Founded by Mai Truong, Bo & Mei sells kits to give people a one-stop shop for everything that’s needed to ring in the new year. 

Founded by Mai Truong, Bo & Mei sells kits to give people a one-stop shop for everything that’s needed to ring in the new year. 

bo and mei

by Rebecca Gao
February 6, 2024




When Mai Truong became a mother, her perspective on everything shifted. It was 2020 when she first became a parent, and anti-Asian hate crimes were on the rise in the U.S. “My friends and I were constantly on edge,” she recalls. The racism that was causing the hate crimes in New York where Truong lived, was making her reevaluate the shame she’d felt about her Asian identity throughout her life. “I felt like I had overcome some of that shame but I realized I hadn’t really done a lot of reflection as to where that shame came from.” 

Growing up in America, Troung says that she often wanted to hide her cultural identity due to feeling embarrassed about being different. She knew she wanted her daughters to feel proud of their heritage—even as hate made being loudly yourself scary. “It’s impossible for people of colour to hide our identity,” she says. “And people will define what [our identities] mean for us if we don’t do it ourselves.” 

At the same time, she was away from her family while starting her own. In hopes of proudly passing on her and her husband’s traditions, Truong started a journey of reconnecting with her Vietnamese culture and learning more about her husband’s Chinese culture. When Lunar New Year rolled around, she was excited to introduce her daughters to both Vietnamese and Chinese traditions but struggled without her parents around to know what to do, what to cook, what to buy and how to decorate. On top of that, she was unfamiliar with the Chinese customs—so visiting shops in Chinatown was overwhelming. “I didn’t even know how to celebrate properly, because I was always celebrating with family,” she recalls. “I took it for granted, it was like a passive celebration for me.”

After having conversations with her family, her husband and her Asian American friends, Truong realized that lots of people were in her position, feeling “ill-equipped to carry on these traditions.” In response, she founded Bo and Mei, which sells Lunar New Year kits to give people a one-stop shop for everything that’s needed to ring in the new year. 

Bo & Mei Prosperity Box

The company, named after her two daughters, sells decorations designed by Truong, along with togetherness boxes for filling with treats and book boxes to help children learn about and appreciate Chinese and Vietnamese culture and customs.

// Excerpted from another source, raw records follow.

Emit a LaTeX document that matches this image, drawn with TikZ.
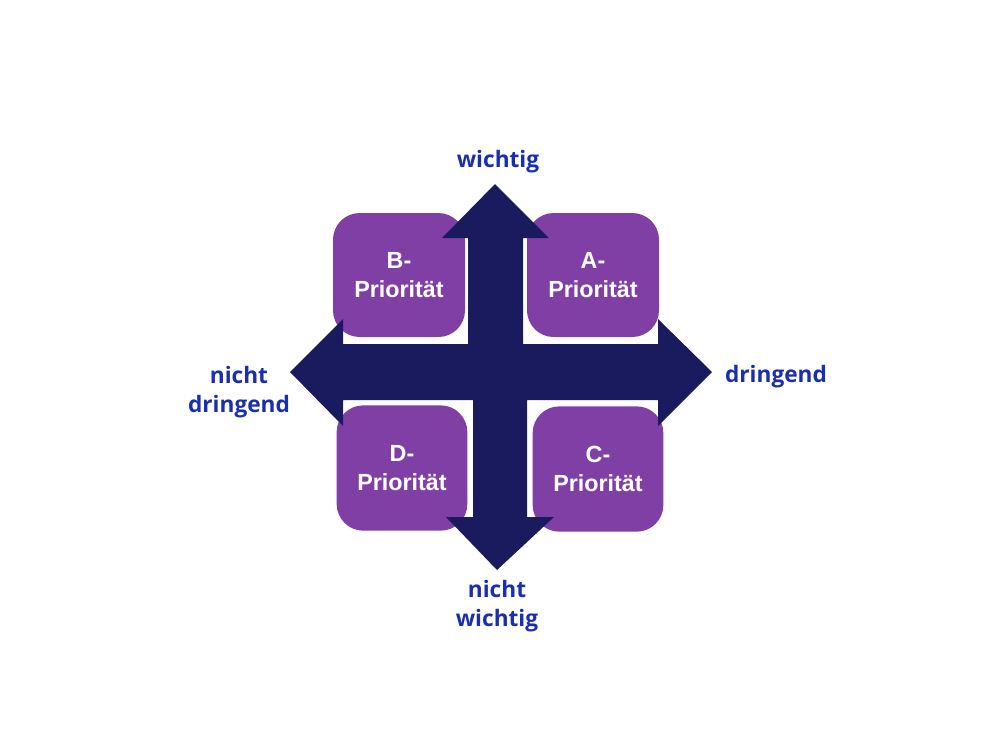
\documentclass[tikz,border=0pt]{standalone}
\usepackage{fontspec}
\setmainfont{Liberation Sans}
\newfontfamily\labelfont{Open Sans}
\definecolor{boxpurple}{RGB}{127,63,165}
\definecolor{arrownavy}{RGB}{26,27,95}
\definecolor{labelblue}{RGB}{26,46,176}
\begin{document}
\begin{tikzpicture}[x=0.75pt, y=-0.75pt, line join=round,
	prio/.style={fill=boxpurple, rounded corners=20pt, text=white, align=center,
		font=\bfseries\fontsize{17.5}{21.5}\selectfont, inner sep=0pt},
	axislabel/.style={text=labelblue, align=center,
		font=\labelfont\bfseries\fontsize{17}{22}\selectfont, inner sep=0pt}]
	\useasboundingbox (0,0) rectangle (992,744);
	% Felder
	\node[prio, minimum width=99pt, minimum height=93pt] (A) at (593,275) {A-\\Priorität};
	\node[prio, minimum width=99pt, minimum height=93pt] (B) at (399,275) {B-\\Priorität};
	\node[prio, minimum width=98pt, minimum height=94pt] (C) at (598,469) {C-\\Priorität};
	\node[prio, minimum width=98pt, minimum height=94pt] (D) at (402,468) {D-\\Priorität};
	% Achsenkreuz
	\fill[arrownavy] (495,184)--(549,238)--(523,238)--(523,344)--(658,344)--(658,319)
	--(712,372)--(658,426)--(658,400)--(527,400)--(527,517)--(554,517)--(497,570)
	--(446,517)--(473,517)--(473,400)--(343,400)--(343,426)--(290,372)--(343,319)
	--(343,344)--(468,344)--(468,238)--(442,238)--cycle;
	% Beschriftung
	\node[axislabel] (oben) at (498,162) {wichtig};
	\node[axislabel] (rechts) at (776,377) {dringend};
	\node[axislabel] (links) at (239,392) {nicht\\dringend};
	\node[axislabel] (unten) at (497,606) {nicht\\wichtig};
\end{tikzpicture}
\end{document}
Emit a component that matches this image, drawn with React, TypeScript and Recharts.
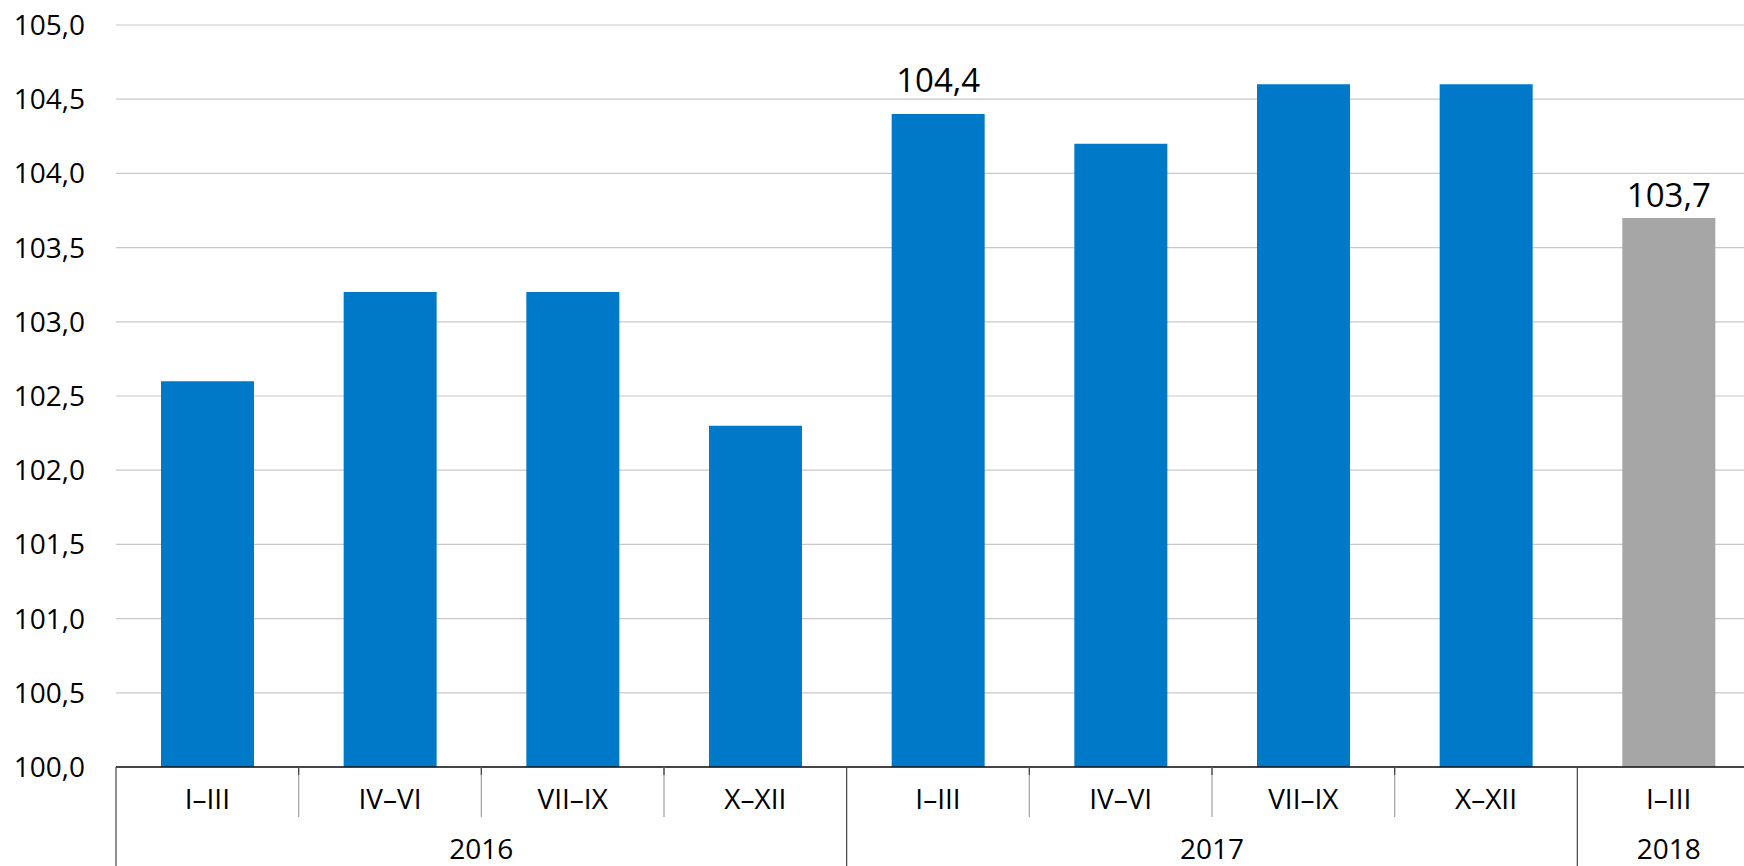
import { BarChart, Bar, XAxis, YAxis, CartesianGrid, Cell, LabelList } from "recharts"

const categories = ["I–III", "IV–VI", "VII–IX", "X–XII", "I–III", "IV–VI", "VII–IX", "X–XII", "I–III"]
const values = [102.6, 103.2, 103.2, 102.3, 104.4, 104.2, 104.6, 104.6, 103.7]
const years = ["2016", "2017", "2018"]
const yearSpans = [4, 4, 1]
const labeled = [false, false, false, false, true, false, false, false, true]
const yTicks = [100, 100.5, 101, 101.5, 102, 102.5, 103, 103.5, 104, 104.5, 105]

// which year each quarter belongs to, and where each year group starts
const yearOf: number[] = []
const groupStart: number[] = []
yearSpans.forEach((span, yi) => {
  groupStart.push(yearOf.length)
  for (let k = 0; k < span; k++) yearOf.push(yi)
})

const data = categories.map((q, i) => ({ q, v: values[i], year: years[yearOf[i]] }))

const FONT = "'Open Sans', 'Noto Sans', sans-serif"
const INK = "#000"
const W = 1760
const H = 866
const Y_W = 116
const BAND = (W - Y_W) / categories.length
const AXIS_Y = 767

function QuarterTick(props: any) {
  const { x, index, payload } = props
  const left = x - BAND / 2
  const yi = yearOf[index]
  const isStart = groupStart[yi] === index
  return (
    <g>
      {isStart ? (
        <line x1={left} x2={left} y1={AXIS_Y} y2={H} stroke="#444" strokeWidth={1.2} />
      ) : (
        <>
          <line x1={left} x2={left} y1={AXIS_Y} y2={AXIS_Y + 50} stroke="#a0a0a0" strokeWidth={1.2} />
          <line x1={left} x2={left} y1={AXIS_Y} y2={AXIS_Y + 8} stroke="#444" strokeWidth={1.2} />
        </>
      )}
      <text x={x} y={AXIS_Y + 31} textAnchor="middle" dominantBaseline="central" fontSize={28} fill={INK} fontFamily={FONT}>
        {payload.value}
      </text>
      {isStart && (
        <text
          x={left + (yearSpans[yi] * BAND) / 2}
          y={AXIS_Y + 81}
          textAnchor="middle"
          dominantBaseline="central"
          fontSize={28}
          fill={INK}
          fontFamily={FONT}
        >
          {years[yi]}
        </text>
      )}
    </g>
  )
}

function ValueLabel(props: any) {
  const { x, y, width, value, index } = props
  if (!labeled[index]) return null
  // the 104,4 label sits clear of the 104,5 gridline in the original
  const lift = value > 104.3 ? 22 : 11
  return (
    <text x={x + width / 2} y={y - lift} textAnchor="middle" fontSize={33} fill={INK} fontFamily={FONT}>
      {String(value.toFixed(1)).replace(".", ",")}
    </text>
  )
}

export default function App() {
  return (
    <div style={{ width: 1744, height: 866, overflow: "hidden", background: "#fff", fontFamily: FONT }}>
      <style>{"body{margin:0}"}</style>
      <BarChart width={W} height={H} data={data} margin={{ top: 25, right: 0, bottom: 0, left: 0 }}>
        <CartesianGrid vertical={false} stroke="#c8c8c8" strokeWidth={1.2} />
        <XAxis
          dataKey="q"
          height={99}
          interval={0}
          tickLine={false}
          tickSize={0}
          tickMargin={0}
          axisLine={{ stroke: "#111", strokeWidth: 1.5 }}
          tick={<QuarterTick />}
        />
        <YAxis
          width={Y_W}
          domain={[100, 105]}
          ticks={yTicks}
          allowDataOverflow
          axisLine={false}
          tickLine={false}
          tickSize={0}
          tickMargin={31}
          tick={{ fontSize: 28, fill: INK, fontFamily: FONT }}
          tickFormatter={(v: number) => v.toFixed(1).replace(".", ",")}
        />
        <Bar dataKey="v" barSize={93} isAnimationActive={false}>
          {data.map((d, i) => (
            <Cell key={i} fill={d.year === "2018" ? "#a6a6a6" : "#0079c8"} />
          ))}
          <LabelList dataKey="v" content={<ValueLabel />} />
        </Bar>
      </BarChart>
    </div>
  )
}
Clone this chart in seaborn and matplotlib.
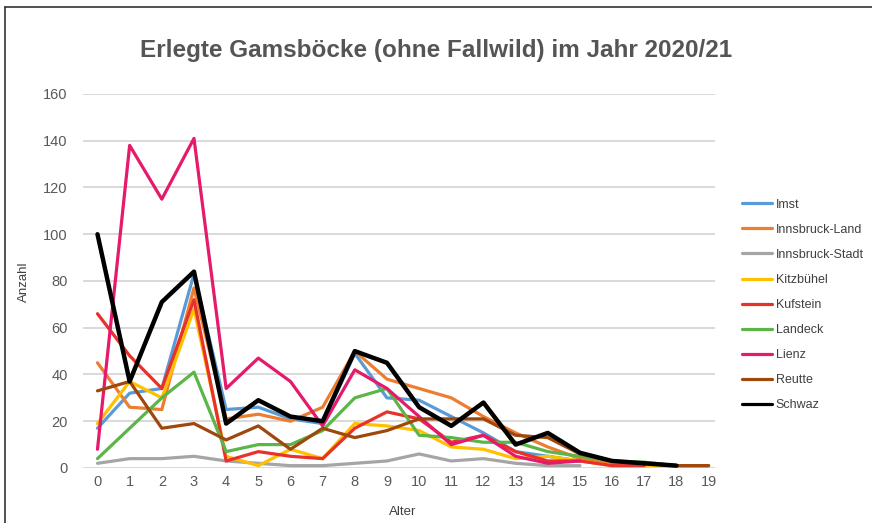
import numpy as np
import pandas as pd
import matplotlib
matplotlib.use("Agg")
import matplotlib.pyplot as plt
import seaborn as sns

# Alter 0..19, Anzahl je Bezirk
alter = list(range(20))
bezirke = ["Imst", "Innsbruck-Land", "Innsbruck-Stadt", "Kitzbühel", "Kufstein",
           "Landeck", "Lienz", "Reutte", "Schwaz"]

imst = [17, 32, 34, 83, 25, 26, 21, 19, 49, 30, 29, 22, 15, 7, 5, 3, 2, 1.5, 1, 1]
ibk_land = [45, 26, 25, 77, 21, 23, 20, 26, 50, 38, 34, 30, 22, 15, 9, 4, 2, 1.5, 1, 1]
ibk_stadt = [2, 4, 4, 5, 3, 2, 1, 1, 2, 3, 6, 3, 4, 2, 1, 1, np.nan, np.nan, np.nan, np.nan]
kitzbuehel = [19, 37, 30, 68, 5, 1, 8, 4, 19, 18, 16, 9, 8, 4, 5, 3, 1, 1, 1, np.nan]
kufstein = [66, 48, 34, 72, 3, 7, 5, 4, 17, 24, 21, 11, 14, 7, 3, 3, 1, 1, np.nan, np.nan]
landeck = [4, 17, 30, 41, 7, 10, 10, 16, 30, 34, 14, 13, 11, 11, 7, 5, 3, 2.5, 1, np.nan]
lienz = [8, 138, 115, 141, 34, 47, 37, 18, 42, 34, 22, 10, 14, 5, 2, 3, np.nan, np.nan, np.nan, np.nan]
reutte = [33, 37, 17, 19, 12, 18, 8, 17, 13, 16, 21, 21, 21, 14, 13, 6, 3, 2, 1, 1]
schwaz = [100, 37, 71, 84, 19, 29, 22, 20, 50, 45, 26, 18, 28, 10, 15, 6.5, 3, 2, 1, np.nan]

farben = ["#5B9BD5", "#ED7D31", "#A5A5A5", "#FFC000", "#E8312A",
          "#5BB548", "#E6196B", "#9E480E", "#000000"]

werte = [imst, ibk_land, ibk_stadt, kitzbuehel, kufstein, landeck, lienz, reutte, schwaz]
df = pd.concat([pd.DataFrame({"Alter": alter, "Anzahl": w, "Bezirk": b})
                for b, w in zip(bezirke, werte)], ignore_index=True)

sns.set_style("white")
plt.rcParams['font.family'] = ['Liberation Sans', 'DejaVu Sans']

fig = plt.figure(figsize=(8.72, 5.23), dpi=100)
ax = fig.add_axes([0.0952, 0.1052, 0.7248, 0.7151])

sns.lineplot(data=df, x="Alter", y="Anzahl", hue="Bezirk", hue_order=bezirke,
             palette=dict(zip(bezirke, farben)), linewidth=2.3, ax=ax)
ax.lines[len(bezirke) - 1].set_linewidth(3.2)

ax.set_xlim(-0.45, 19.2)
ax.set_ylim(0, 160)
ax.set_xticks(alter)
ax.set_yticks(range(0, 161, 20))
ax.grid(axis="y", color="#d9d9d9", linewidth=1.4)
ax.set_axisbelow(True)
for s in ax.spines.values():
    s.set_visible(False)
ax.tick_params(axis="both", length=0, labelsize=10.5, labelcolor="#595959")
ax.tick_params(axis="y", pad=11)
ax.tick_params(axis="x", pad=5)

ax.set_xlabel("Alter", fontsize=9.5, color="#404040")
ax.set_ylabel("Anzahl", fontsize=9.5, color="#404040")
ax.xaxis.set_label_coords((403 - 83) / 632, (468 - 506) / 374)
ax.yaxis.set_label_coords((30 - 83) / 632, (468 - 282) / 374)

fig.text(0.5, 1 - 50 / 523, "Erlegte Gamsböcke (ohne Fallwild) im Jahr 2020/21",
         ha="center", va="center", fontsize=17.5, fontweight="bold", color="#555555")

h, lab = ax.get_legend_handles_labels()
ax.legend(h, lab, loc="center left", bbox_to_anchor=(0.838, 1 - 305 / 523),
          bbox_transform=fig.transFigure, frameon=False, fontsize=9,
          labelspacing=1.05, handlelength=2.4, handletextpad=0.3, labelcolor="#404040")

# Rahmen
fig.add_artist(plt.Line2D([4.5 / 872, 1], [1 - 7 / 523, 1 - 7 / 523],
                          transform=fig.transFigure, color="#333333", linewidth=1.2))
fig.add_artist(plt.Line2D([4.5 / 872, 4.5 / 872], [0, 1 - 7 / 523],
                          transform=fig.transFigure, color="#333333", linewidth=1.2))

fig.savefig("out.png", dpi=100)
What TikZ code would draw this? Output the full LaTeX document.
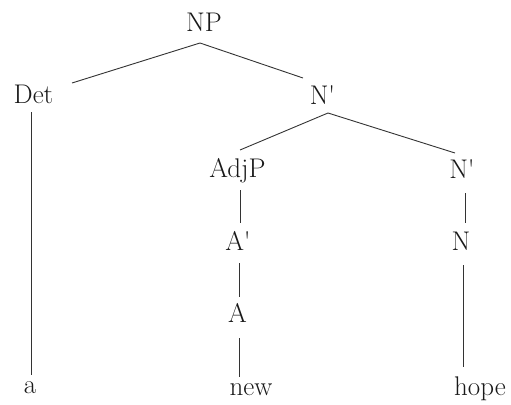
\documentclass[tikz,border=0pt]{standalone}
\usepackage{fontspec}
\begin{document}
\begin{tikzpicture}[x=1pt,y=-1pt,
  lbl/.style={inner sep=0pt,anchor=base,font=\fontsize{27}{32}\selectfont,text=black!90},
  edge/.style={draw=black!80,line width=0.9pt}]
\useasboundingbox (0,0) rectangle (511,404);
\node[lbl] (NP) at (204,32) {NP};
\node[lbl] (Det) at (33.5,103) {Det};
\node[lbl] (Nb1) at (322.5,104) {N\textquotesingle};
\node[lbl] (AdjP) at (237.5,177) {AdjP};
\node[lbl] (Nb2) at (462,178) {N\textquotesingle};
\node[lbl] (Ab) at (238,250) {A\textquotesingle};
\node[lbl] (N) at (461,250) {N};
\node[lbl] (A) at (237.5,322) {A};
\node[lbl] (a) at (30,393) {a};
\node[lbl] (new) at (251,395) {new};
\node[lbl] (hope) at (480,395) {hope};
\draw[edge] ([shift={(-4,11)}]NP.base) -- ([shift={(38.5,-20)}]Det.base);
\draw[edge] ([shift={(-4,11)}]NP.base) -- ([shift={(-19.5,-26)}]Nb1.base);
\draw[edge] ([shift={(-2.5,9)}]Det.base) -- ([shift={(1,-18)}]a.base);
\draw[edge] ([shift={(5.5,9)}]Nb1.base) -- ([shift={(2.5,-27)}]AdjP.base);
\draw[edge] ([shift={(5.5,9)}]Nb1.base) -- ([shift={(-7,-25)}]Nb2.base);
\draw[edge] ([shift={(2.5,13)}]AdjP.base) -- ([shift={(2,-27)}]Ab.base);
\draw[edge] ([shift={(3,15)}]Nb2.base) -- ([shift={(4,-27)}]N.base);
\draw[edge] ([shift={(1,13)}]Ab.base) -- ([shift={(1.5,-25)}]A.base);
\draw[edge] ([shift={(1.5,16)}]A.base) -- ([shift={(-12,-18)}]new.base);
\draw[edge] ([shift={(2,15)}]N.base) -- ([shift={(-17,-28)}]hope.base);
\end{tikzpicture}
\end{document}
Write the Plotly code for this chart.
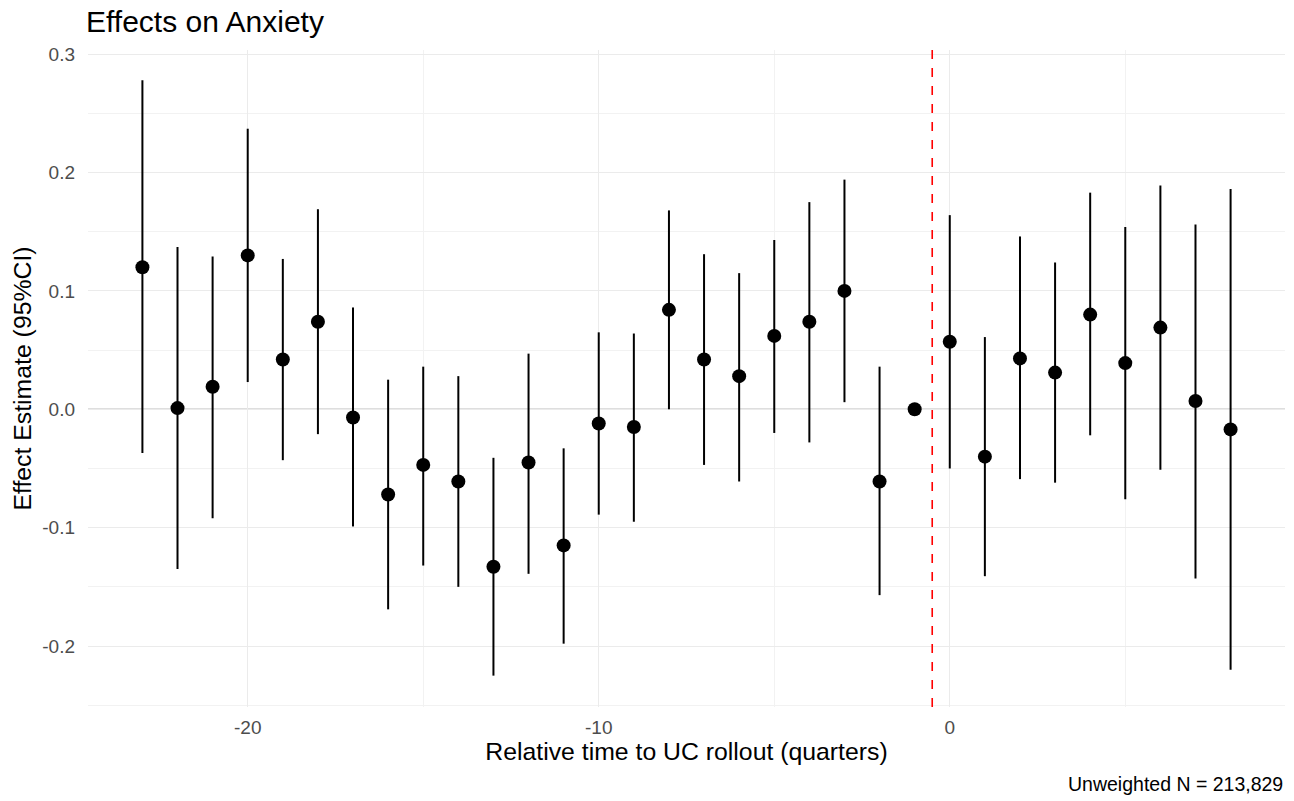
import plotly.graph_objects as go

rel_time = [-23, -22, -21, -20, -19, -18, -17, -16, -15, -14, -13, -12, -11, -10, -9, -8,
            -7, -6, -5, -4, -3, -2, -1, 0, 1, 2, 3, 4, 5, 6, 7, 8]
estimate = [0.120, 0.001, 0.019, 0.130, 0.042, 0.074, -0.007, -0.072, -0.047, -0.061, -0.133,
            -0.045, -0.115, -0.012, -0.015, 0.084, 0.042, 0.028, 0.062, 0.074, 0.100, -0.061,
            0.000, 0.057, -0.040, 0.043, 0.031, 0.080, 0.039, 0.069, 0.007, -0.017]
ci_upper = [0.278, 0.137, 0.129, 0.237, 0.127, 0.169, 0.086, 0.025, 0.036, 0.028, -0.041,
            0.047, -0.033, 0.065, 0.064, 0.168, 0.131, 0.115, 0.143, 0.175, 0.194, 0.036,
            None, 0.164, 0.061, 0.146, 0.124, 0.183, 0.154, 0.189, 0.156, 0.186]
ci_lower = [-0.037, -0.135, -0.092, 0.023, -0.043, -0.021, -0.099, -0.169, -0.132, -0.150, -0.225,
            -0.139, -0.198, -0.089, -0.095, 0.000, -0.047, -0.061, -0.020, -0.028, 0.006, -0.157,
            None, -0.050, -0.141, -0.059, -0.062, -0.022, -0.076, -0.051, -0.143, -0.220]
x_ticks = [-20, -10, 0]
y_ticks = [-0.2, -0.1, 0.0, 0.1, 0.2, 0.3]
y_tick_text = ["-0.2", "-0.1", "0.0", "0.1", "0.2", "0.3"]

err_plus = [(u - e) if u is not None else 0 for u, e in zip(ci_upper, estimate)]
err_minus = [(e - l) if l is not None else 0 for l, e in zip(ci_lower, estimate)]

FONT = "Liberation Sans, Arial, sans-serif"

fig = go.Figure()
fig.add_trace(go.Scatter(
    x=rel_time, y=estimate, mode="markers",
    marker=dict(color="black", size=14),
    error_y=dict(type="data", symmetric=False, array=err_plus, arrayminus=err_minus,
                 color="black", thickness=2, width=0),
    showlegend=False,
))

fig.add_hline(y=0, line=dict(color="#BEBEBE", width=1.6), layer="below")
fig.add_vline(x=-0.5, line=dict(color="#FF0000", width=1.6, dash="dash"))

fig.update_layout(
    width=1294, height=801,
    margin=dict(l=88, r=9, t=50, b=94),
    paper_bgcolor="white", plot_bgcolor="white",
    font=dict(family=FONT, color="black"),
    title=dict(text="Effects on Anxiety", x=86/1294, xanchor="left", y=0.973, yanchor="middle",
               font=dict(size=30, color="black")),
    annotations=[dict(text="Unweighted N = 213,829", xref="paper", yref="paper",
                      x=1, y=-0.098, xanchor="right", yanchor="top", showarrow=False,
                      font=dict(size=19.5, color="black"))],
)
fig.update_xaxes(
    range=[-24.55, 9.55], tickvals=x_ticks, ticktext=[str(v) for v in x_ticks],
    showgrid=True, gridcolor="#EBEBEB", gridwidth=1.3,
    minor=dict(tickvals=[-15, -5, 5], showgrid=True, gridcolor="#F2F2F2", gridwidth=0.7),
    zeroline=False, showline=False, ticks="",
    tickfont=dict(size=19, color="#4D4D4D"), ticklabelstandoff=7,
    title=dict(text="Relative time to UC rollout (quarters)", font=dict(size=24.8, color="black"),
               standoff=5),
)
fig.update_yaxes(
    range=[-0.2515, 0.3035], tickvals=y_ticks, ticktext=y_tick_text,
    showgrid=True, gridcolor="#EBEBEB", gridwidth=1.3,
    minor=dict(tickvals=[-0.25, -0.15, -0.05, 0.05, 0.15, 0.25], showgrid=True,
               gridcolor="#F2F2F2", gridwidth=0.7),
    zeroline=False, showline=False, ticks="",
    tickfont=dict(size=19, color="#4D4D4D"), ticklabelstandoff=12,
    title=dict(text="Effect Estimate (95%CI)", font=dict(size=24.8, color="black"), standoff=3),
)

fig.write_html("out.html")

Notably, the decorations have a modern spin to them, aligning them with Millennial and Gen Z aesthetics while maintaining the structures for traditional decorations. Additionally, some of the decorations feature Chinese characters on one side and Vietnamese on the other, which Truong says makes them more inclusive and “represents the new generation of Asians in western countries.” 

“People will define what [our identities] mean for us if we don’t do it ourselves.”

For now, Bo and Mei only sells items related to Chinese New Year celebrations and Tết, the Vietnamese New Year. But Truong says that there are plans to expand and include other traditions and even other holidays in the future—like the Mid-Autumn Festival. She also says that there are plans to create gifts around other celebrations like weddings and hundred day celebrations for newborns. “I thought a lot about how we could embody both our Asian and our hyphenated identities,” she says. “I asked, how we can really embrace these traditions and customs while making them our own so that we can help them endure.”